It will be a rare and heartening sight for any Brits heading to the cinema this weekend: one school that remains 100% fit for purpose. To mark its twentieth anniversary, The School of Rock (to give it its full onscreen title) is being returned to our screens - somewhat prematurely in the UK's case, given that the film opened here belatedly, in the spring half-term holiday of 2004. Even back then, Richard Linklater's film struck the eye as the kind of universal crowdpleaser that had started to disappear from the weekly movie schedules: founded on a well-timbered, consistently witty script (by the upwardly mobile Mike White, post-Chuck & Buck, pre-Enlightened and White Lotus), and brought to further life by savvy direction and smart flesh-and-blood casting. (Its underheralded heroine: casting director Ilene Starger, who put its class of exceptional young talents and personalities together.) Built to last, as studio pics once routinely were, it also couldn't date, because it was always steeped in a residual nostalgia for rock itself - its sounds, its ephemera, its legends, its poses - a form perceived as being in a death spiral in 2003, the year of "Crazy in Love". (The same nostalgia prompted 1998's Still Crazy, 2000's Almost Famous and the entire career of The Darkness.) It's not strictly about teaching, but it understood teaching can be a kind of performance or orchestration, and that good teachers combine passion with organisation; they focus minds, then get out of the way, having hopefully filled those minds with the right ideas. The emphasis White and Linklater placed on in-class activity ensured the Noughties would be bookended with very different films on the processes of education: should you have the time for a double-bill, School of Rock would enter into leftfield but lively conversation with The Class, Laurent Cantet's Palme d'Or winner of 2008.

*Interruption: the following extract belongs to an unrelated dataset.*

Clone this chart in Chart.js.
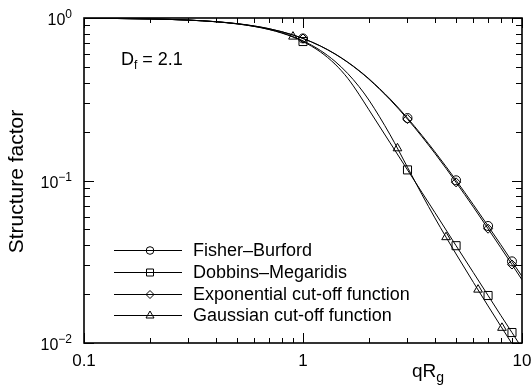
<!DOCTYPE html>
<html>
<head>
<meta charset="utf-8">
<script src="https://cdn.jsdelivr.net/npm/chart.js@4.4.1/dist/chart.umd.min.js"></script>
<style>
  html, body { margin: 0; padding: 0; background: #fff; }
</style>
</head>
<body>
<canvas id="sfCanvas" width="532" height="389"></canvas>
<script>
// structure factor curves, D_f = 2.1
var qRg = [0.1, 0.2, 0.3, 0.4, 0.5, 0.6, 0.7, 0.8, 0.9, 1, 1.2, 1.4, 1.6, 1.8, 2, 2.5, 3, 3.5, 4, 4.5, 5, 6, 7, 8, 9, 10];
var fisherBurford = [0.9967, 0.9868, 0.9709, 0.9493, 0.9229, 0.8926, 0.8592, 0.8235, 0.7864, 0.7486, 0.6735, 0.6017, 0.5355, 0.4758, 0.4229, 0.3173, 0.2423, 0.1889, 0.1503, 0.1218, 0.1003, 0.0709, 0.0525, 0.0403, 0.0318, 0.0257];
var dobbinsMegaridis = [0.9967, 0.9868, 0.9705, 0.9481, 0.9200, 0.8869, 0.8493, 0.8079, 0.7634, 0.7165, 0.6188, 0.5203, 0.4260, 0.3398, 0.2723, 0.1704, 0.1162, 0.0841, 0.0636, 0.0496, 0.0397, 0.0271, 0.0196, 0.0148, 0.0116, 0.0093];
var expCutoff = [0.9967, 0.9868, 0.9709, 0.9493, 0.9230, 0.8926, 0.8591, 0.8233, 0.7860, 0.7480, 0.6725, 0.6001, 0.5334, 0.4734, 0.4200, 0.3139, 0.2387, 0.1854, 0.1470, 0.1187, 0.0974, 0.0686, 0.0505, 0.0386, 0.0304, 0.0245];
var gaussCutoff = [0.9968, 0.9868, 0.9705, 0.9483, 0.9206, 0.8880, 0.8513, 0.8111, 0.7683, 0.7236, 0.6317, 0.5410, 0.4558, 0.3791, 0.3126, 0.1909, 0.1206, 0.0816, 0.0589, 0.0448, 0.0353, 0.0236, 0.0169, 0.0127, 0.0099, 0.0079];

// symbols
var markX = [1, 3, 5, 7, 9];
var fbMarks = [0.7486, 0.2423, 0.1003, 0.0525, 0.0318];
var dmMarks = [0.7165, 0.1162, 0.0397, 0.0196, 0.0116];
var expMarks = [0.7480, 0.2387, 0.0974, 0.0505, 0.0304];
var gaussMarkX = [0.9, 2.7, 4.5, 6.3, 8.1];
var gaussMarks = [0.7683, 0.1578, 0.0448, 0.0213, 0.0124];

var seriesNames = ["Fisher\u2013Burford", "Dobbins\u2013Megaridis", "Exponential cut-off function", "Gaussian cut-off function"];
var seriesSymbols = ["circle", "rect", "rectRot", "triangle"];

// axes
var xMajorTicks = [0.1, 1, 10];
var xTickLabels = ["0.1", "1", "10"];
var xMinorTicks = [0.2, 0.3, 0.4, 0.5, 0.6, 0.7, 0.8, 0.9, 2, 3, 4, 5, 6, 7, 8, 9];
var yMajorTicks = [0.01, 0.1, 1];
var yTickExponents = ["\u22122", "\u22121", "0"];
var yMinorTicks = [0.02, 0.03, 0.04, 0.05, 0.06, 0.07, 0.08, 0.09, 0.2, 0.3, 0.4, 0.5, 0.6, 0.7, 0.8, 0.9];

var FONT = "'Liberation Sans', Arial, Helvetica, sans-serif";

function toPoints(xs, ys) {
  return xs.map(function(x, i) { return {x: x, y: ys[i]}; });
}

function curve(ys) {
  return {
    data: toPoints(qRg, ys),
    showLine: true,
    borderColor: "#000",
    borderWidth: 1,
    pointRadius: 0,
    cubicInterpolationMode: "monotone"
  };
}

function marks(xs, ys, style, r) {
  return {
    data: toPoints(xs, ys),
    showLine: false,
    pointStyle: style,
    pointRadius: r,
    pointBorderWidth: 1,
    pointBorderColor: "#000",
    pointBackgroundColor: "rgba(0,0,0,0)"
  };
}

function symbol(ctx, style, x, y) {
  ctx.beginPath();
  if (style == "circle") {
    ctx.arc(x, y, 3.8, 0, Math.PI * 2);
  } else if (style == "rect") {
    ctx.rect(x - 3.5, y - 3.5, 7, 7);
  } else if (style == "rectRot") {
    ctx.moveTo(x, y - 4); ctx.lineTo(x + 4, y); ctx.lineTo(x, y + 4); ctx.lineTo(x - 4, y); ctx.closePath();
  } else {
    ctx.moveTo(x, y - 4.5); ctx.lineTo(x + 4, y + 2.5); ctx.lineTo(x - 4, y + 2.5); ctx.closePath();
  }
  ctx.stroke();
}

var framePlugin = {
  id: "frame",
  afterDatasetsDraw: function(chart) {
    var ctx = chart.ctx, a = chart.chartArea;
    var xs = chart.scales.x, ys = chart.scales.y;
    ctx.save();
    ctx.strokeStyle = "#000";
    ctx.fillStyle = "#000";
    ctx.lineWidth = 1;

    ctx.beginPath();
    xMajorTicks.concat(xMinorTicks).forEach(function(v) {
      var len = xMajorTicks.indexOf(v) >= 0 ? 10 : 5;
      var px = Math.round(xs.getPixelForValue(v)) + 0.5;
      ctx.moveTo(px, a.bottom); ctx.lineTo(px, a.bottom - len);
      ctx.moveTo(px, a.top); ctx.lineTo(px, a.top + len);
    });
    yMajorTicks.concat(yMinorTicks).forEach(function(v) {
      var len = yMajorTicks.indexOf(v) >= 0 ? 10 : 6;
      var py = Math.round(ys.getPixelForValue(v)) + 0.5;
      ctx.moveTo(a.left, py); ctx.lineTo(a.left + len, py);
      ctx.moveTo(a.right, py); ctx.lineTo(a.right - len, py);
    });
    ctx.stroke();

    ctx.lineWidth = 1.6;
    ctx.strokeRect(a.left, a.top, a.right - a.left, a.bottom - a.top);

    // x tick labels
    ctx.font = "17px " + FONT;
    ctx.textAlign = "center";
    ctx.textBaseline = "alphabetic";
    xMajorTicks.forEach(function(v, i) {
      ctx.fillText(xTickLabels[i], xs.getPixelForValue(v), a.bottom + 23);
    });

    // y tick labels 10^n
    yMajorTicks.forEach(function(v, i) {
      var py = ys.getPixelForValue(v);
      ctx.font = "12px " + FONT;
      ctx.textAlign = "left";
      var ew = ctx.measureText(yTickExponents[i]).width;
      var xr = a.left - 12;
      ctx.fillText(yTickExponents[i], xr - ew, py);
      ctx.font = "16px " + FONT;
      ctx.textAlign = "right";
      ctx.fillText("10", xr - ew, py + 7);
    });

    // axis titles
    ctx.font = "19px " + FONT;
    ctx.textAlign = "left";
    ctx.fillText("qR", 412, 377);
    var qw = ctx.measureText("qR").width;
    ctx.font = "14px " + FONT;
    ctx.fillText("g", 412 + qw, 382);

    ctx.save();
    ctx.translate(23, (a.top + a.bottom) / 2 + 1);
    ctx.rotate(-Math.PI / 2);
    ctx.font = "21px " + FONT;
    ctx.textAlign = "center";
    ctx.fillText("Structure factor", 0, 0);
    ctx.restore();

    // D_f annotation
    ctx.font = "18px " + FONT;
    ctx.textAlign = "left";
    ctx.fillText("D", 121, 65);
    var dw = ctx.measureText("D").width;
    ctx.font = "12px " + FONT;
    ctx.fillText("f", 121 + dw, 69);
    var fw = ctx.measureText("f").width;
    ctx.font = "18px " + FONT;
    ctx.fillText(" = 2.1", 121 + dw + fw, 65);

    // legend
    ctx.lineWidth = 1;
    ctx.textBaseline = "middle";
    seriesNames.forEach(function(name, i) {
      var ly = Math.round(250 + i * 21.8) + 0.5;
      ctx.beginPath();
      ctx.moveTo(114, ly); ctx.lineTo(182, ly);
      ctx.stroke();
      symbol(ctx, seriesSymbols[i], 150, ly);
      ctx.font = "18px " + FONT;
      ctx.fillText(name, 193, ly + 1);
    });
    ctx.restore();
  }
};

var chart = new Chart(document.getElementById("sfCanvas").getContext("2d"), {
  type: "scatter",
  data: {
    datasets: [
      curve(fisherBurford),
      curve(dobbinsMegaridis),
      curve(expCutoff),
      curve(gaussCutoff),
      marks(markX, fbMarks, "circle", 4.5),
      marks(markX, dmMarks, "rect", 5.7),
      marks(markX, expMarks, "rectRot", 4.5),
      marks(gaussMarkX, gaussMarks, "triangle", 5)
    ]
  },
  options: {
    responsive: false,
    animation: false,
    layout: {padding: {left: 84, right: 10, top: 18, bottom: 46}},
    scales: {
      x: {type: "logarithmic", min: 0.1, max: 10, display: false},
      y: {type: "logarithmic", min: 0.01, max: 1, display: false}
    },
    plugins: {legend: {display: false}, tooltip: {enabled: false}}
  },
  plugins: [framePlugin]
});
</script>
</body>
</html>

In the years since its release, the Internet has identified one potential weakspot in the presence of Sarah Silverman as White's onscreen girlfriend: we can't blame Silverman (then only semi-known) for wanting to stick her head inside the multiplexes, but it's undeniably disappointing to see a proven, funny performer stuck in such a whiny, joyless role. (White may actually have invented the trope we've come to associate with Judd Apatow: the disproportionately hot girl obliged to play frowning second fiddle to schlubby boys.) The comic consolations, however, are considerable, whether Joan Cusack, expertly playing straight man as the school's buttoned-down principal (and we should note how White's writing allows her, at least, to undo a button or two as the film goes on) or the bouncy, buoying rapport between Jack Black's Dewey Finn and his young charges. This latter is pure Linklater: the teaching scenes are visibly looser and more spontaneous - more mischievous - than anything in the family films that had immediately preceded School of Rock, born of loosing a big kid on a classroom full of willing enablers and assistants, partners-in-crime, and seeing what comes to pass. School of Rock's secret is that, like most worthwhile Hollywood ventures, it's really a lesson in chemistry. The pay-off is a Battle of the Bands contest that looks legitimately grungy and doesn't make you want to swallow your own fist out of embarrassment - partly because White and Linklater realised that if rock can't change the world or do much to halt the decline of Western civilisation, it can still offer us smaller victories, such as a great night out. Both Black and Linklater (who started filming Boyhood around this time) have continued to bounce around energetically in the intervening years, but White broke decisively for TV, and producer Scott Rudin was discredited; the excellent title song (penned by White with - none more 2003, this - The Mooney Suzuki) peaked on the charts at #51, a TV spin-off left zero discernible cultural footprint, and the whole thing wound up as an Andrew Lloyd Webber/Julian Fellowes musical. Key teachings went unlearnt, all told. But the movie rocks on regardless.
School of Rock returns to cinemas nationwide from Friday.